Exercise:
The data below should be printed in full, exactly, and without any of its images.

Available data:
==================================================
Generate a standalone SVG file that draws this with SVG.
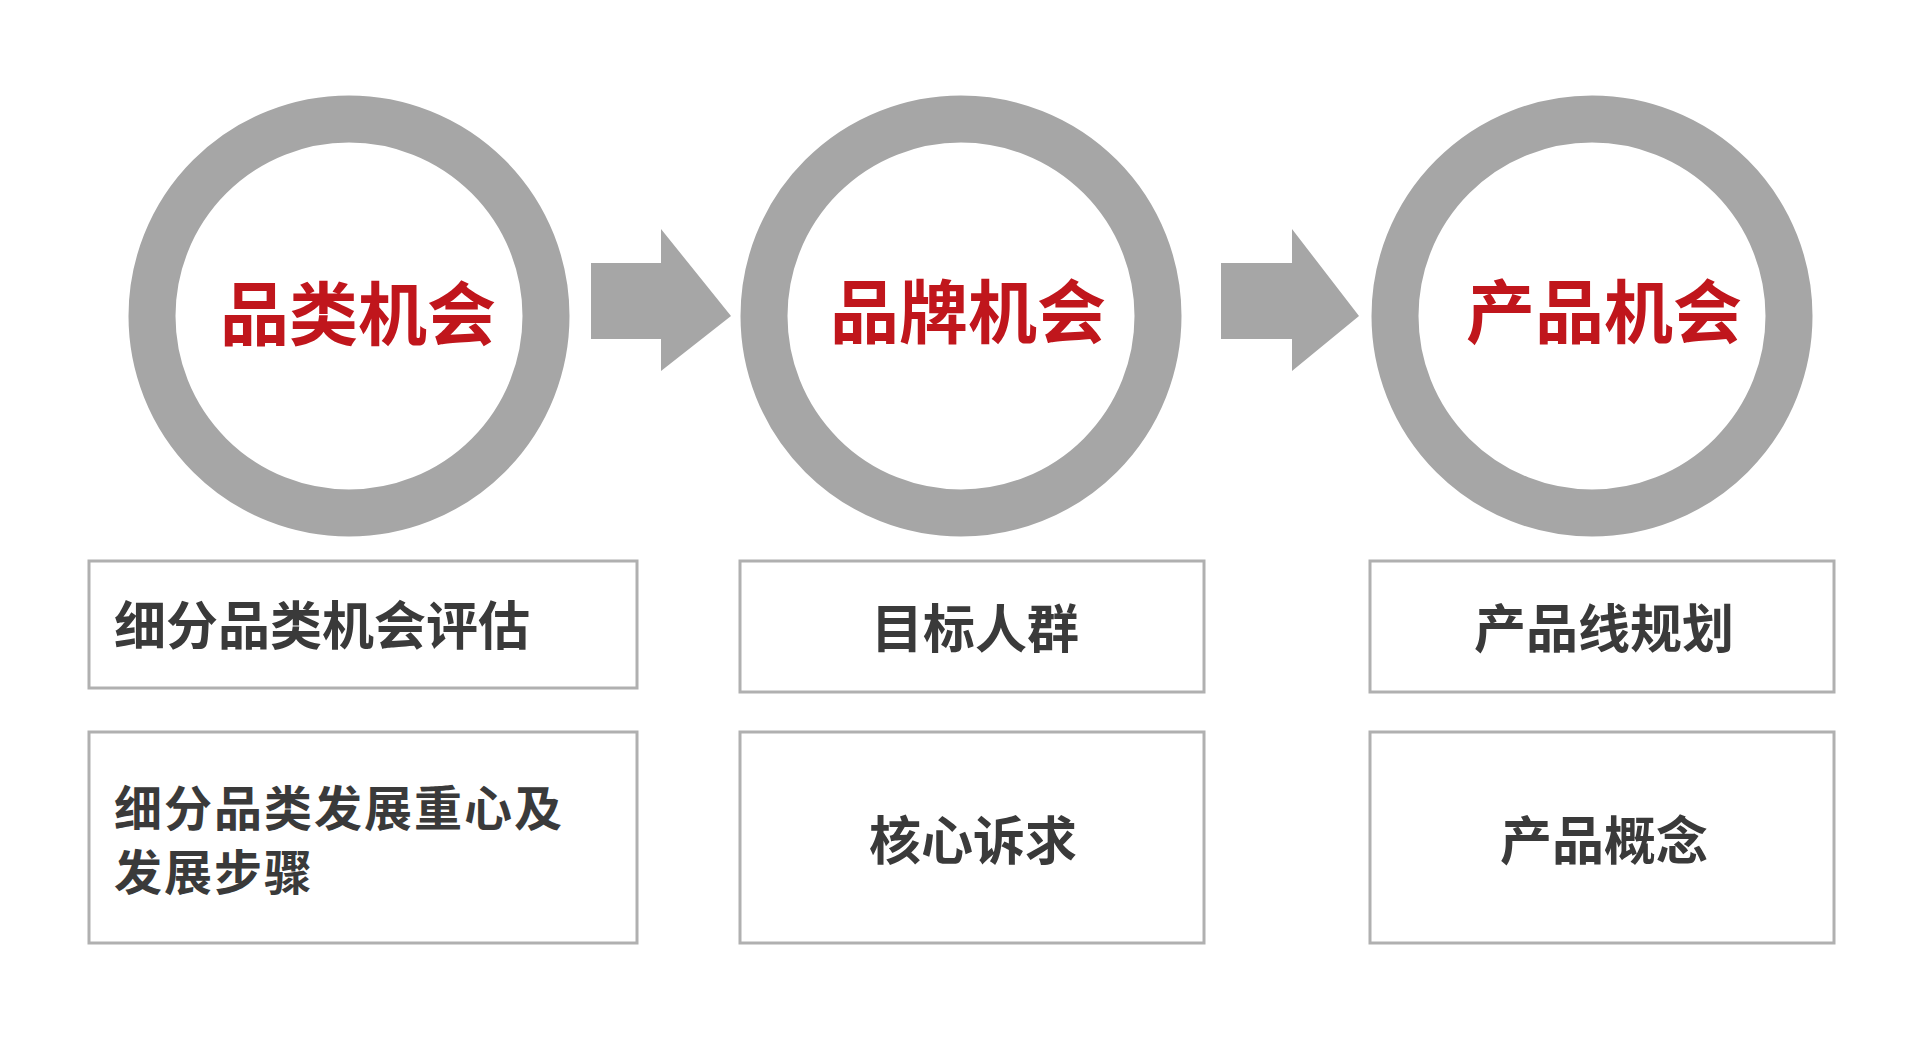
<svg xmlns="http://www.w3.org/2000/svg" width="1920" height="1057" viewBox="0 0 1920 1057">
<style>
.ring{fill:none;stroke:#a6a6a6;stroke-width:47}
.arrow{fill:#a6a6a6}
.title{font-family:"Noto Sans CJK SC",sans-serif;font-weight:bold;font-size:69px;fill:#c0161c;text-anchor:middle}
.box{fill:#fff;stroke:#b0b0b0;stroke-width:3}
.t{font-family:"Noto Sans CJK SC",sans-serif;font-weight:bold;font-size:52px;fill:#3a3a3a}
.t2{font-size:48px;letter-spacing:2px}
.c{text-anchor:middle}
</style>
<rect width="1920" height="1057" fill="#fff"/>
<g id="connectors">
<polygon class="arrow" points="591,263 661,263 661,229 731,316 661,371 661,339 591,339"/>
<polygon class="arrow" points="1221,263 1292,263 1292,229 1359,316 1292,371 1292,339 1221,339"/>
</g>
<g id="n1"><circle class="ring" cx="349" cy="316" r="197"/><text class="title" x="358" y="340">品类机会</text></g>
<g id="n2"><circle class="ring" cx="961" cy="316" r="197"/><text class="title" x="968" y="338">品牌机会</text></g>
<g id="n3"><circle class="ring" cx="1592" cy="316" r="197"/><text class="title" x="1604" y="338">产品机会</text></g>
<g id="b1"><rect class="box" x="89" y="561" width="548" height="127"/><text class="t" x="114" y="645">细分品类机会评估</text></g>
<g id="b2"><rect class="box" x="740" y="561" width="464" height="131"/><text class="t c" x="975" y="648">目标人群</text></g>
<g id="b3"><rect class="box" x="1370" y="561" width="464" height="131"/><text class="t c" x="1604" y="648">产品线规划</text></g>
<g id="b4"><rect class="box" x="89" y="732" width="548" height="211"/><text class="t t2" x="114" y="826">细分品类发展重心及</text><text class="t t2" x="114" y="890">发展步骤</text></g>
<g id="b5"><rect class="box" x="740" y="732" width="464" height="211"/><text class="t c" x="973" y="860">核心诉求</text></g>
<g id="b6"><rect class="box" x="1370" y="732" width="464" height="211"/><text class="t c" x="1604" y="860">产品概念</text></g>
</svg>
==================================================
Right answer:
Generate a standalone SVG file that draws this with SVG.
<svg xmlns="http://www.w3.org/2000/svg" width="1920" height="1057" viewBox="0 0 1920 1057">
<style>
.ring{fill:none;stroke:#a6a6a6;stroke-width:47}
.arrow{fill:#a6a6a6}
.title{font-family:"Noto Sans CJK SC",sans-serif;font-weight:bold;font-size:69px;fill:#c0161c;text-anchor:middle}
.box{fill:#fff;stroke:#b0b0b0;stroke-width:3}
.t{font-family:"Noto Sans CJK SC",sans-serif;font-weight:bold;font-size:52px;fill:#3a3a3a}
.t2{font-size:48px;letter-spacing:2px}
.c{text-anchor:middle}
</style>
<rect width="1920" height="1057" fill="#fff"/>
<g id="connectors">
<polygon class="arrow" points="591,263 661,263 661,229 731,316 661,371 661,339 591,339"/>
<polygon class="arrow" points="1221,263 1292,263 1292,229 1359,316 1292,371 1292,339 1221,339"/>
</g>
<g id="n1"><circle class="ring" cx="349" cy="316" r="197"/><text class="title" x="358" y="340">品类机会</text></g>
<g id="n2"><circle class="ring" cx="961" cy="316" r="197"/><text class="title" x="968" y="338">品牌机会</text></g>
<g id="n3"><circle class="ring" cx="1592" cy="316" r="197"/><text class="title" x="1604" y="338">产品机会</text></g>
<g id="b1"><rect class="box" x="89" y="561" width="548" height="127"/><text class="t" x="114" y="645">细分品类机会评估</text></g>
<g id="b2"><rect class="box" x="740" y="561" width="464" height="131"/><text class="t c" x="975" y="648">目标人群</text></g>
<g id="b3"><rect class="box" x="1370" y="561" width="464" height="131"/><text class="t c" x="1604" y="648">产品线规划</text></g>
<g id="b4"><rect class="box" x="89" y="732" width="548" height="211"/><text class="t t2" x="114" y="826">细分品类发展重心及</text><text class="t t2" x="114" y="890">发展步骤</text></g>
<g id="b5"><rect class="box" x="740" y="732" width="464" height="211"/><text class="t c" x="973" y="860">核心诉求</text></g>
<g id="b6"><rect class="box" x="1370" y="732" width="464" height="211"/><text class="t c" x="1604" y="860">产品概念</text></g>
</svg>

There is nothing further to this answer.